The events associated with the birth of the Savior occurred
in a miraculous time during an age of miracles.
It was also an era of grinding poverty, breathtaking opulence, and many
gradations of wealth in between. People
were ignorant, well educated, parochial in vision, and metropolitan in
view. Religious beliefs involved
spurious superstitions, animistic traditions, polytheistic practices,
monotheistic faith, and sophisticated atheism.
That is to say that those times and ours have more in common
than we might have supposed, which is the point of my writing this evening. Perhaps we create too much distance between
us and the birth of the Savior. Measured
in human lives, 2000 years is a long time.

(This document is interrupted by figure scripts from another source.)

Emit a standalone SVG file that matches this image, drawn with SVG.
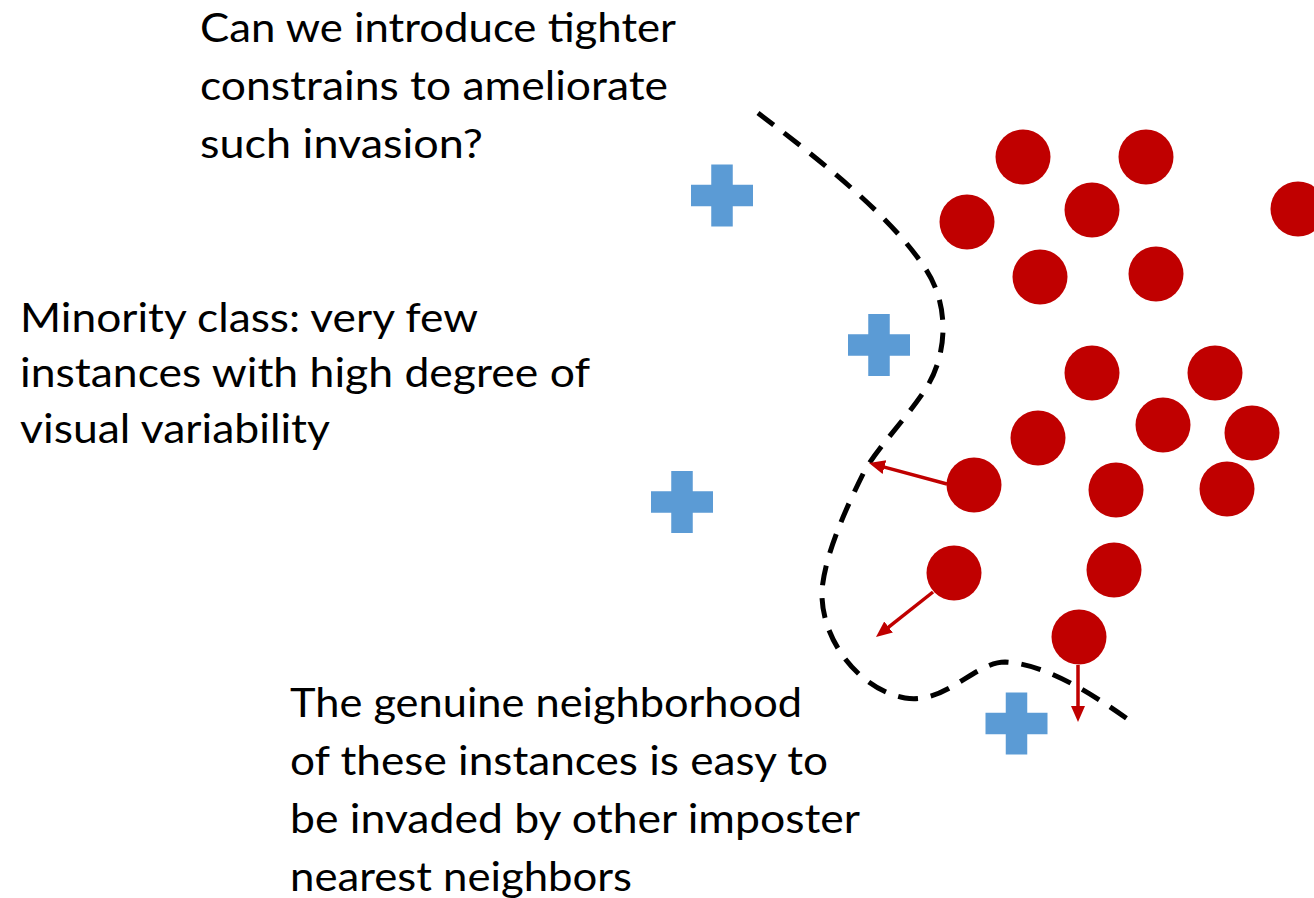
<svg xmlns="http://www.w3.org/2000/svg" xmlns:xlink="http://www.w3.org/1999/xlink" width="1314" height="898" viewBox="0 0 1314 898">
  <style>
    .lbl { font-family: Lato, "Open Sans", "Liberation Sans", sans-serif; font-size: 40px; fill: #000; }
    .neg { fill: #C00000; }
    .pos { fill: #5B9BD5; }
    .boundary { fill: none; stroke: #000; stroke-width: 5; stroke-dasharray: 20 13; }
    .push { fill: none; stroke: #C00000; stroke-width: 3.5; marker-end: url(#redHead); }
  </style>
  <defs>
    <marker id="redHead" markerUnits="userSpaceOnUse" markerWidth="18" markerHeight="16" refX="2" refY="7" orient="auto">
      <path d="M0,0 L16,7 L0,14 z" fill="#C00000"/>
    </marker>
    <path id="plus" d="M-10.75,-31 H10.75 V-10.75 H31 V10.75 H10.75 V31 H-10.75 V10.75 H-31 V-10.75 H-10.75 z"/>
  </defs>
  <rect width="1314" height="898" fill="#fff"/>

  <!-- captions -->
  <g id="question">
    <text class="lbl" x="200" y="42" textLength="476" lengthAdjust="spacingAndGlyphs">Can we introduce tighter</text>
    <text class="lbl" x="200" y="100" textLength="468" lengthAdjust="spacingAndGlyphs">constrains to ameliorate</text>
    <text class="lbl" x="200" y="158" textLength="283" lengthAdjust="spacingAndGlyphs">such invasion?</text>
  </g>
  <g id="minority-note">
    <text class="lbl" x="20" y="332" textLength="458" lengthAdjust="spacingAndGlyphs">Minority class: very few</text>
    <text class="lbl" x="20" y="387" textLength="570" lengthAdjust="spacingAndGlyphs">instances with high degree of</text>
    <text class="lbl" x="20" y="443" textLength="310" lengthAdjust="spacingAndGlyphs">visual variability</text>
  </g>
  <g id="neighborhood-note">
    <text class="lbl" x="290" y="717" textLength="512" lengthAdjust="spacingAndGlyphs">The genuine neighborhood</text>
    <text class="lbl" x="290" y="775" textLength="538" lengthAdjust="spacingAndGlyphs">of these instances is easy to</text>
    <text class="lbl" x="290" y="833" textLength="570" lengthAdjust="spacingAndGlyphs">be invaded by other imposter</text>
    <text class="lbl" x="290" y="891" textLength="342" lengthAdjust="spacingAndGlyphs">nearest neighbors</text>
  </g>

  <!-- decision boundary and impostor pushes -->
  <g id="connectors">
    <path class="boundary" d="M758,113 C820,160 890,215 925,268 C950,305 948,355 925,390 C905,420 880,445 865,470 C845,510 825,555 822,590 C820,640 860,690 905,698 C945,705 975,662 1005,662 C1045,664 1090,692 1133,723"/>
    <path class="push" d="M947,484 L882.5,466.6"/>
    <path class="push" d="M933,592 L887,628.3"/>
    <path class="push" d="M1078,665 L1078,708"/>
  </g>

  <!-- majority class instances -->
  <g id="majority">
    <circle id="n1" class="neg" cx="1023" cy="157" r="27.5"/>
    <circle id="n2" class="neg" cx="1146" cy="157" r="27.5"/>
    <circle id="n3" class="neg" cx="1092" cy="210" r="27.5"/>
    <circle id="n4" class="neg" cx="967" cy="222" r="27.5"/>
    <circle id="n5" class="neg" cx="1298" cy="209" r="27.5"/>
    <circle id="n6" class="neg" cx="1040" cy="277" r="27.5"/>
    <circle id="n7" class="neg" cx="1156" cy="274" r="27.5"/>
    <circle id="n8" class="neg" cx="1092" cy="373" r="27.5"/>
    <circle id="n9" class="neg" cx="1215" cy="373" r="27.5"/>
    <circle id="n10" class="neg" cx="1038" cy="438" r="27.5"/>
    <circle id="n11" class="neg" cx="1163" cy="425" r="27.5"/>
    <circle id="n12" class="neg" cx="1252" cy="433" r="27.5"/>
    <circle id="n13" class="neg" cx="974" cy="485" r="27.5"/>
    <circle id="n14" class="neg" cx="1116" cy="490" r="27.5"/>
    <circle id="n15" class="neg" cx="1227" cy="489" r="27.5"/>
    <circle id="n16" class="neg" cx="954" cy="573" r="27.5"/>
    <circle id="n17" class="neg" cx="1114" cy="570" r="27.5"/>
    <circle id="n18" class="neg" cx="1079" cy="637" r="27.5"/>
  </g>

  <!-- minority class instances -->
  <g id="minority">
    <g id="p1"><use xlink:href="#plus" class="pos" transform="translate(722,195.5)"/></g>
    <g id="p2"><use xlink:href="#plus" class="pos" transform="translate(879,345)"/></g>
    <g id="p3"><use xlink:href="#plus" class="pos" transform="translate(682,502)"/></g>
    <g id="p4"><use xlink:href="#plus" class="pos" transform="translate(1016.5,723.5)"/></g>
  </g>
</svg>
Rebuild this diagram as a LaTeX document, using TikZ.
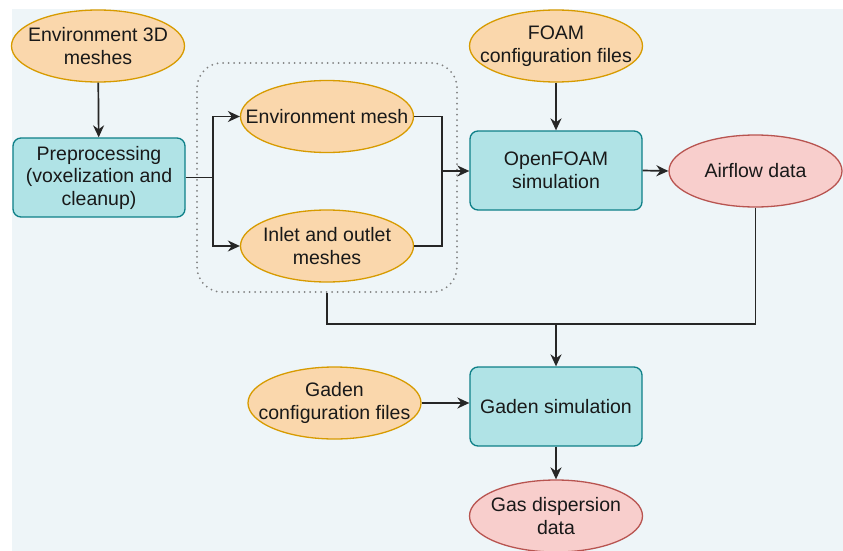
\documentclass[tikz,border=0pt]{standalone}
\usepackage{fontspec}
\setmainfont{Liberation Sans}
\usetikzlibrary{arrows.meta,shapes.geometric}
\definecolor{bgcol}{HTML}{EEF5F8}
\definecolor{orfill}{HTML}{FAD7AC}
\definecolor{ordraw}{HTML}{D79B00}
\definecolor{tlfill}{HTML}{B0E3E6}
\definecolor{tldraw}{HTML}{0E8088}
\definecolor{rdfill}{HTML}{F8CECC}
\definecolor{rddraw}{HTML}{B85450}
\begin{document}
\begin{tikzpicture}[x=1pt,y=-1pt,
    font=\fontsize{19.5}{22.5}\selectfont, text=black!90,
    blob/.style={ellipse,draw,line width=1.3pt,align=center,inner xsep=-22pt,inner ysep=0pt,
      minimum width=173pt,minimum height=72pt},
    infile/.style={blob,fill=orfill,draw=ordraw},
    result/.style={blob,fill=rdfill,draw=rddraw},
    stage/.style={rectangle,rounded corners=8pt,draw=tldraw,fill=tlfill,line width=1.3pt,
      align=center,minimum width=172pt,minimum height=79pt,inner sep=2pt},
    link/.style={line width=1.7pt,black!85},
    arr/.style={link,-{Stealth[length=12pt,width=11pt]}}]
  \useasboundingbox (0,0) rectangle (843,551);
  \fill[bgcol] (12,9) rectangle (843,551);
  \node[draw=black!50,line width=2pt,dash pattern=on 0pt off 5.5pt,line cap=round,
    rounded corners=25pt,minimum width=260pt,minimum height=229pt] (grp) at (327,177.5) {};
  \node[infile] (env3d) at (98,46) {Environment 3D\\meshes};
  \node[stage] (prep) at (99,177.5) {Preprocessing\\(voxelization and\\cleanup)};
  \node[infile] (envmesh) at (327,116.5) {Environment mesh};
  \node[infile] (inlet) at (327,246) {Inlet and outlet\\meshes};
  \node[infile] (foamcfg) at (556,46) {FOAM\\configuration files};
  \node[stage] (foam) at (556,170.5) {OpenFOAM\\simulation};
  \node[result] (airflow) at (755.5,171) {Airflow data};
  \node[infile] (gadencfg) at (334.5,403) {Gaden\\configuration files};
  \node[stage] (gaden) at (556,406.5) {Gaden simulation};
  \node[result] (gas) at (556,516) {Gas dispersion\\data};
  \coordinate (split) at (213,177.5);
  \coordinate (join) at (442,171);
  \coordinate (merge) at (556,324);
  \draw[arr] (env3d) -- (prep);
  \draw[link] (prep.east) -- (split);
  \draw[arr] (split) |- (envmesh.west);
  \draw[arr] (split) |- (inlet.west);
  \draw[link] (envmesh.east) -| (join);
  \draw[link] (inlet.east) -| (join);
  \draw[arr] (join) -- (join -| foam.west);
  \draw[arr] (foamcfg) -- (foam);
  \draw[arr] (foam.east) -- (airflow.west);
  \draw[link] (airflow.south) |- (merge);
  \draw[link] (grp.south) |- (merge);
  \draw[arr] (merge) -- (gaden.north);
  \draw[arr] (gadencfg.east) -- (gadencfg.east -| gaden.west);
  \draw[arr] (gaden) -- (gas);
\end{tikzpicture}
\end{document}
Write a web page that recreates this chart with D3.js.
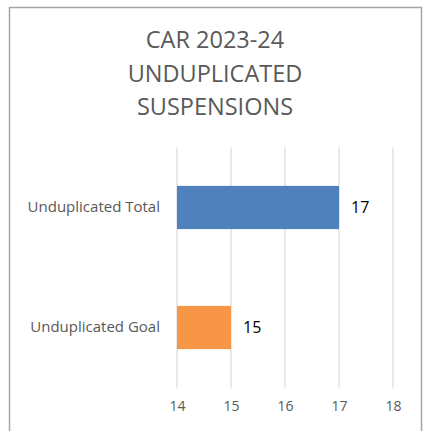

In the eternal measures of God and heaven, it must be acknowledged as
being brief, a matter of yesterday and common memory.
That being true, it would be odd to assume that God, whose
miracles were on prominent display in Judea of long ago, would work by miracles
yesterday and not do so today. The lack
of belief in either one logically undermines faith in the other, because it assumes
limits on either God’s ability or His willingness to work by miracles, a
possibility hard for the mind to accept.
The disbelief in either ancient or modern miracles inclines the mind to
reject God’s miraculous interventions entirely.
For some it can be much easier to believe in miracles of the
past than to recognize modern ones. Others
may be willing to see God’s hand in their own lives but consider the ancient scriptural
accounts as morality stories, the details of which should not be taken too
literally. We find examples of both
among our contemporaries and throughout history.
Of course, among the sophisticated set have always been those
who doubted miracles of both past and present.
With no recognition of personal involvement in miracles, they reject the
word of those who actually witnessed them.
They are quick to dismiss others’ experiences, with nice attitudes of condescension
for the “lovely legends” and “faith traditions,” that must be taken figuratively
if accepted at all. When those who know
assert the reality of the wonders, the sophisticates can be known to turn to
anger and scorn.
And yet reality can be stubborn and defy rejection. Angels delivering messages from God to
priests in the Temple and to shepherds in the fields, God speaking to common
men by dreams, signs from God to men in distant places motivating them to
“traverse afar” to witness God’s works of salvation, and many other examples of
heaven’s direct involvement in human affairs can be easier to dismiss if they
only happened in hazy history. When
presented with facts of past and present miracles skeptics are hard put to know
how to deal with them, other than to dismiss them out of hand and cast ignorant
aspersions on those claiming any direct and tangible involvement with Divinity. Nevertheless, the facts remain.
It works the other way, too.
Denying modern miracles makes it easier to deny their existence long ago and to convert them into lovely stories instead of real world evidences of
the power and love of God and of His involvement in our lives. If there are no miracles now, then they were
unlikely to exist in the past. The
miracles attendant to the Savior’s birth are transformed into fabulous
fabrications rather than marvelous signs of the reality of the birth of the Son
of God. The reality of modern miracles,
however, attests to the reality of the miracles recorded in ancient scripture.
Admittedly, with rare exceptions, miracles are not for the
edification of the faithless anyway. The
Lord usually provides room for disbelief for those who choose to disbelieve and
for their own sake spares the doubtful from divine confirmation of what they
doubt. The Lord did not send angels to
invite the leaders of society to the stable in Bethlehem, but instead He called
out to those who readily accepted His invitation to witness the baby laid to
rest in the cattle’s manger. He did send
signs, and through the signs a summons, to the believing wise men of the East who had faith that this child was to
be the King of Kings.
Similarly, in modern times, to prepare the way for the
approach of the Savior’s second coming, the Lord has reached out through
angels, heavenly messengers, and by His own voice to the humble faithful who
are ready to believe His word, confirming their belief with many and miraculous
signs and wonders.
It is a lot easier to believe in the wonders of the Savior’s
birth when we witness and receive their like in our own day. Our unchangeable God works by similar
methods with all of His children. And the saints of all ages rejoice.